Charts and diagrams as code:
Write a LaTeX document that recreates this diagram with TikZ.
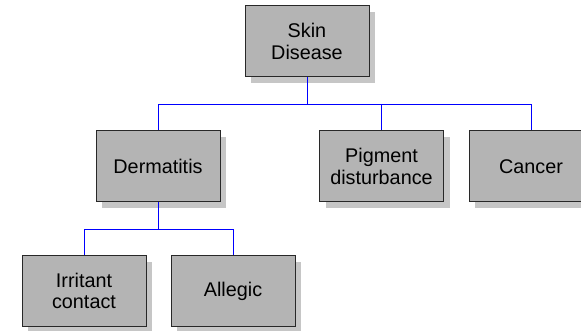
\documentclass[tikz,border=0pt]{standalone}
\usepackage{fontspec}
\setmainfont{Liberation Sans}
\usetikzlibrary{shadows}

\definecolor{boxfill}{RGB}{180,180,180}
\definecolor{boxshade}{RGB}{198,198,198}
\definecolor{boxline}{RGB}{40,40,40}

\tikzset{
  disease/.style={draw=boxline, fill=boxfill, line width=1pt,
    minimum width=124pt, minimum height=71pt, inner sep=0pt,
    align=center, font=\fontsize{19.8}{21.5}\selectfont,
    drop shadow={shadow xshift=6pt, shadow yshift=-6pt, fill=boxshade, opacity=1}},
  link/.style={draw=blue, line width=0.8pt}
}

\begin{document}
\begin{tikzpicture}[x=1pt,y=-1pt]
  \clip (0,0) rectangle (581,331);
  \useasboundingbox (0,0) rectangle (581,331);
  % boxes
  \node[disease] (skin) at (307,41.5) {Skin\\Disease};
  \node[disease] (derm) at (158,166.5) {Dermatitis};
  \node[disease] (pig) at (381.5,166.5) {Pigment\\disturbance};
  \node[disease] (cancer) at (531,166.5) {Cancer};
  \node[disease] (irr) at (84,291) {Irritant\\contact};
  \node[disease] (all) at (233,291) {Allegic};
  % tree lines
  \coordinate (top) at (307,104);
  \coordinate (low) at (158,229);
  \draw[link] (skin.south) -- (top);
  \draw[link] (derm.north) -- (derm.north |- top) -- (cancer.north |- top) -- (cancer.north);
  \draw[link] (pig.north |- top) -- (pig.north);
  \draw[link] (derm.south) -- (low);
  \draw[link] (irr.north) -- (irr.north |- low) -- (all.north |- low) -- (all.north);
\end{tikzpicture}
\end{document}
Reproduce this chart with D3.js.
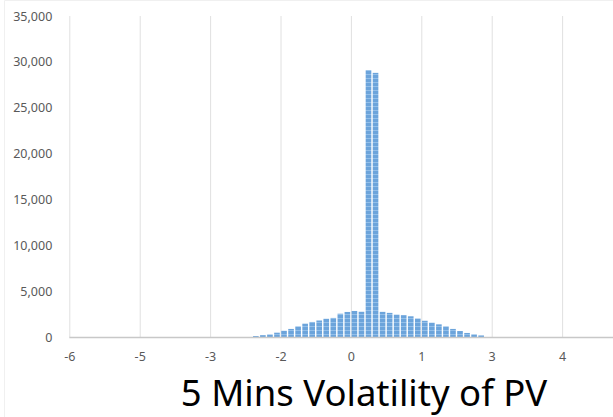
<!DOCTYPE html>
<html>
<head>
<meta charset="utf-8">
<script src="https://cdn.jsdelivr.net/npm/d3@7"></script>
<style>
  body { margin: 0; background: #fff; }
  svg { display: block; }
  text { font-family: "Noto Sans", "Open Sans", sans-serif; }
</style>
</head>
<body>
<svg class="chart"></svg>
<script>
// bin start values (volatility), one per bar
var categories = [
  -6.000, -5.855, -5.710, -5.565, -5.420, -5.275, -5.130, -4.985, -4.840, -4.695,
  -4.550, -4.405, -4.260, -4.115, -3.970, -3.825, -3.680, -3.535, -3.390, -3.245,
  -3.100, -2.955, -2.810, -2.665, -2.520, -2.375, -2.230, -2.085, -1.940, -1.795,
  -1.650, -1.505, -1.360, -1.215, -1.070, -0.925, -0.780, -0.635, -0.490, -0.345,
  -0.200, -0.055, 0.090, 0.235, 0.380, 0.525, 0.670, 0.815, 0.960, 1.105,
  1.250, 1.395, 1.540, 1.685, 1.830, 1.975, 2.120, 2.265, 2.410, 2.555,
  2.700, 2.845, 2.990, 3.135, 3.280, 3.425, 3.570, 3.715, 3.860, 4.005,
  4.150, 4.295, 4.440, 4.585, 4.730, 4.875, 5.020, 5.165
];

// frequency in each bin
var counts = [
  0, 0, 0, 0, 0, 0, 0, 0, 0, 0,
  0, 0, 0, 0, 0, 0, 0, 0, 0, 0,
  0, 0, 0, 0, 0, 0, 100, 200, 280, 470,
  680, 880, 1160, 1450, 1640, 1800, 1990, 2080, 2540, 2730,
  2840, 2750, 29100, 28800, 2740, 2630, 2440, 2380, 2260, 2020,
  1770, 1560, 1380, 1160, 880, 650, 440, 290, 170, 0,
  0, 0, 0, 0, 0, 0, 0, 0, 0, 0,
  0, 0, 0, 0, 0, 0, 0, 0
];

// a label on every 10th bin
var xTickIndex = [0, 10, 20, 30, 40, 50, 60, 70];
var xTickLabels = ["-6", "-5", "-3", "-2", "0", "1", "3", "4"];
var yTicks = [0, 5000, 10000, 15000, 20000, 25000, 30000, 35000];

var width = 613,
    height = 417,
    plotLeft = 69.3,
    step = 7.04,
    plotTop = 16,
    plotBottom = 337;

var svg = d3.select(".chart")
    .attr("width", width)
    .attr("height", height);

// bar texture, kind of like the striped excel fill
var defs = svg.append("defs");
var pat = defs.append("pattern")
    .attr("id", "stripes")
    .attr("patternUnits", "userSpaceOnUse")
    .attr("width", 8)
    .attr("height", 4);
pat.append("rect").attr("width", 8).attr("height", 4).attr("fill", "#6ca4db");
pat.append("rect").attr("y", 2).attr("width", 8).attr("height", 1).attr("fill", "#93bfe9");

// faint chart-area border
svg.append("path")
    .attr("d", "M4.5,417V0.5H613")
    .attr("fill", "none")
    .attr("stroke", "#f0f0f0");

var x = d3.scaleBand()
    .domain(d3.range(categories.length))
    .range([plotLeft, plotLeft + step * categories.length])
    .paddingInner(0.2)
    .paddingOuter(0.1);

// bin edges, for gridlines and labels
var xEdge = d3.scaleLinear()
    .domain([0, categories.length])
    .range([plotLeft, plotLeft + step * categories.length]);

var y = d3.scaleLinear()
    .domain([0, 35000])
    .range([plotBottom, plotTop]);

// vertical gridlines
var grid = svg.append("g")
    .attr("transform", "translate(0," + plotBottom + ")")
    .call(d3.axisBottom(xEdge)
        .tickValues(xTickIndex)
        .tickSize(-(plotBottom - plotTop))
        .tickFormat(""));
grid.select(".domain").remove();
grid.selectAll("line").attr("stroke", "#e0e0e0");

// bars
svg.append("g")
    .selectAll("rect")
    .data(counts)
  .enter().append("rect")
    .attr("x", function(d, i) { return x(i); })
    .attr("y", function(d) { return y(d); })
    .attr("width", x.bandwidth())
    .attr("height", function(d) { return plotBottom - y(d); })
    .attr("fill", "url(#stripes)");

// baseline
svg.append("line")
    .attr("x1", plotLeft)
    .attr("x2", width)
    .attr("y1", plotBottom + 0.5)
    .attr("y2", plotBottom + 0.5)
    .attr("stroke", "#c8c8c8")
    .attr("stroke-width", 1.5);

// x labels
var xAxis = svg.append("g")
    .attr("transform", "translate(0," + plotBottom + ")")
    .call(d3.axisBottom(xEdge)
        .tickValues(xTickIndex)
        .tickSize(0)
        .tickPadding(15)
        .tickFormat(function(d, i) { return xTickLabels[i]; }));
xAxis.select(".domain").remove();
xAxis.selectAll("text")
    .attr("fill", "#595959")
    .style("font-size", "12.5px")
    .style("font-family", "'Noto Sans', sans-serif");

// y labels
var yAxis = svg.append("g")
    .attr("transform", "translate(" + plotLeft + ",0)")
    .call(d3.axisLeft(y)
        .tickValues(yTicks)
        .tickSize(0)
        .tickPadding(17)
        .tickFormat(d3.format(",")));
yAxis.select(".domain").remove();
yAxis.selectAll("text")
    .attr("fill", "#595959")
    .style("font-size", "12.5px")
    .style("font-family", "'Noto Sans', sans-serif");

// title under the chart
svg.append("text")
    .attr("x", 364)
    .attr("y", 406)
    .attr("text-anchor", "middle")
    .attr("fill", "#000")
    .style("font-size", "36.5px")
    .text("5 Mins Volatility of PV");
</script>
</body>
</html>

What to do
Without the pictures, retype the whole of the material above exactly.

Expected answer
Write a LaTeX document that recreates this diagram with TikZ.
\documentclass[tikz,border=0pt]{standalone}
\usepackage{fontspec}
\setmainfont{Liberation Sans}
\usetikzlibrary{shadows}

\definecolor{boxfill}{RGB}{180,180,180}
\definecolor{boxshade}{RGB}{198,198,198}
\definecolor{boxline}{RGB}{40,40,40}

\tikzset{
  disease/.style={draw=boxline, fill=boxfill, line width=1pt,
    minimum width=124pt, minimum height=71pt, inner sep=0pt,
    align=center, font=\fontsize{19.8}{21.5}\selectfont,
    drop shadow={shadow xshift=6pt, shadow yshift=-6pt, fill=boxshade, opacity=1}},
  link/.style={draw=blue, line width=0.8pt}
}

\begin{document}
\begin{tikzpicture}[x=1pt,y=-1pt]
  \clip (0,0) rectangle (581,331);
  \useasboundingbox (0,0) rectangle (581,331);
  % boxes
  \node[disease] (skin) at (307,41.5) {Skin\\Disease};
  \node[disease] (derm) at (158,166.5) {Dermatitis};
  \node[disease] (pig) at (381.5,166.5) {Pigment\\disturbance};
  \node[disease] (cancer) at (531,166.5) {Cancer};
  \node[disease] (irr) at (84,291) {Irritant\\contact};
  \node[disease] (all) at (233,291) {Allegic};
  % tree lines
  \coordinate (top) at (307,104);
  \coordinate (low) at (158,229);
  \draw[link] (skin.south) -- (top);
  \draw[link] (derm.north) -- (derm.north |- top) -- (cancer.north |- top) -- (cancer.north);
  \draw[link] (pig.north |- top) -- (pig.north);
  \draw[link] (derm.south) -- (low);
  \draw[link] (irr.north) -- (irr.north |- low) -- (all.north |- low) -- (all.north);
\end{tikzpicture}
\end{document}
Reproduce this chart with D3.js.
<!DOCTYPE html>
<html>
<head>
<meta charset="utf-8">
<script src="https://cdn.jsdelivr.net/npm/d3@7"></script>
<style>
  body { margin: 0; background: #fff; }
  svg { display: block; }
  text { font-family: "Noto Sans", "Open Sans", sans-serif; }
</style>
</head>
<body>
<svg class="chart"></svg>
<script>
// bin start values (volatility), one per bar
var categories = [
  -6.000, -5.855, -5.710, -5.565, -5.420, -5.275, -5.130, -4.985, -4.840, -4.695,
  -4.550, -4.405, -4.260, -4.115, -3.970, -3.825, -3.680, -3.535, -3.390, -3.245,
  -3.100, -2.955, -2.810, -2.665, -2.520, -2.375, -2.230, -2.085, -1.940, -1.795,
  -1.650, -1.505, -1.360, -1.215, -1.070, -0.925, -0.780, -0.635, -0.490, -0.345,
  -0.200, -0.055, 0.090, 0.235, 0.380, 0.525, 0.670, 0.815, 0.960, 1.105,
  1.250, 1.395, 1.540, 1.685, 1.830, 1.975, 2.120, 2.265, 2.410, 2.555,
  2.700, 2.845, 2.990, 3.135, 3.280, 3.425, 3.570, 3.715, 3.860, 4.005,
  4.150, 4.295, 4.440, 4.585, 4.730, 4.875, 5.020, 5.165
];

// frequency in each bin
var counts = [
  0, 0, 0, 0, 0, 0, 0, 0, 0, 0,
  0, 0, 0, 0, 0, 0, 0, 0, 0, 0,
  0, 0, 0, 0, 0, 0, 100, 200, 280, 470,
  680, 880, 1160, 1450, 1640, 1800, 1990, 2080, 2540, 2730,
  2840, 2750, 29100, 28800, 2740, 2630, 2440, 2380, 2260, 2020,
  1770, 1560, 1380, 1160, 880, 650, 440, 290, 170, 0,
  0, 0, 0, 0, 0, 0, 0, 0, 0, 0,
  0, 0, 0, 0, 0, 0, 0, 0
];

// a label on every 10th bin
var xTickIndex = [0, 10, 20, 30, 40, 50, 60, 70];
var xTickLabels = ["-6", "-5", "-3", "-2", "0", "1", "3", "4"];
var yTicks = [0, 5000, 10000, 15000, 20000, 25000, 30000, 35000];

var width = 613,
    height = 417,
    plotLeft = 69.3,
    step = 7.04,
    plotTop = 16,
    plotBottom = 337;

var svg = d3.select(".chart")
    .attr("width", width)
    .attr("height", height);

// bar texture, kind of like the striped excel fill
var defs = svg.append("defs");
var pat = defs.append("pattern")
    .attr("id", "stripes")
    .attr("patternUnits", "userSpaceOnUse")
    .attr("width", 8)
    .attr("height", 4);
pat.append("rect").attr("width", 8).attr("height", 4).attr("fill", "#6ca4db");
pat.append("rect").attr("y", 2).attr("width", 8).attr("height", 1).attr("fill", "#93bfe9");

// faint chart-area border
svg.append("path")
    .attr("d", "M4.5,417V0.5H613")
    .attr("fill", "none")
    .attr("stroke", "#f0f0f0");

var x = d3.scaleBand()
    .domain(d3.range(categories.length))
    .range([plotLeft, plotLeft + step * categories.length])
    .paddingInner(0.2)
    .paddingOuter(0.1);

// bin edges, for gridlines and labels
var xEdge = d3.scaleLinear()
    .domain([0, categories.length])
    .range([plotLeft, plotLeft + step * categories.length]);

var y = d3.scaleLinear()
    .domain([0, 35000])
    .range([plotBottom, plotTop]);

// vertical gridlines
var grid = svg.append("g")
    .attr("transform", "translate(0," + plotBottom + ")")
    .call(d3.axisBottom(xEdge)
        .tickValues(xTickIndex)
        .tickSize(-(plotBottom - plotTop))
        .tickFormat(""));
grid.select(".domain").remove();
grid.selectAll("line").attr("stroke", "#e0e0e0");

// bars
svg.append("g")
    .selectAll("rect")
    .data(counts)
  .enter().append("rect")
    .attr("x", function(d, i) { return x(i); })
    .attr("y", function(d) { return y(d); })
    .attr("width", x.bandwidth())
    .attr("height", function(d) { return plotBottom - y(d); })
    .attr("fill", "url(#stripes)");

// baseline
svg.append("line")
    .attr("x1", plotLeft)
    .attr("x2", width)
    .attr("y1", plotBottom + 0.5)
    .attr("y2", plotBottom + 0.5)
    .attr("stroke", "#c8c8c8")
    .attr("stroke-width", 1.5);

// x labels
var xAxis = svg.append("g")
    .attr("transform", "translate(0," + plotBottom + ")")
    .call(d3.axisBottom(xEdge)
        .tickValues(xTickIndex)
        .tickSize(0)
        .tickPadding(15)
        .tickFormat(function(d, i) { return xTickLabels[i]; }));
xAxis.select(".domain").remove();
xAxis.selectAll("text")
    .attr("fill", "#595959")
    .style("font-size", "12.5px")
    .style("font-family", "'Noto Sans', sans-serif");

// y labels
var yAxis = svg.append("g")
    .attr("transform", "translate(" + plotLeft + ",0)")
    .call(d3.axisLeft(y)
        .tickValues(yTicks)
        .tickSize(0)
        .tickPadding(17)
        .tickFormat(d3.format(",")));
yAxis.select(".domain").remove();
yAxis.selectAll("text")
    .attr("fill", "#595959")
    .style("font-size", "12.5px")
    .style("font-family", "'Noto Sans', sans-serif");

// title under the chart
svg.append("text")
    .attr("x", 364)
    .attr("y", 406)
    .attr("text-anchor", "middle")
    .attr("fill", "#000")
    .style("font-size", "36.5px")
    .text("5 Mins Volatility of PV");
</script>
</body>
</html>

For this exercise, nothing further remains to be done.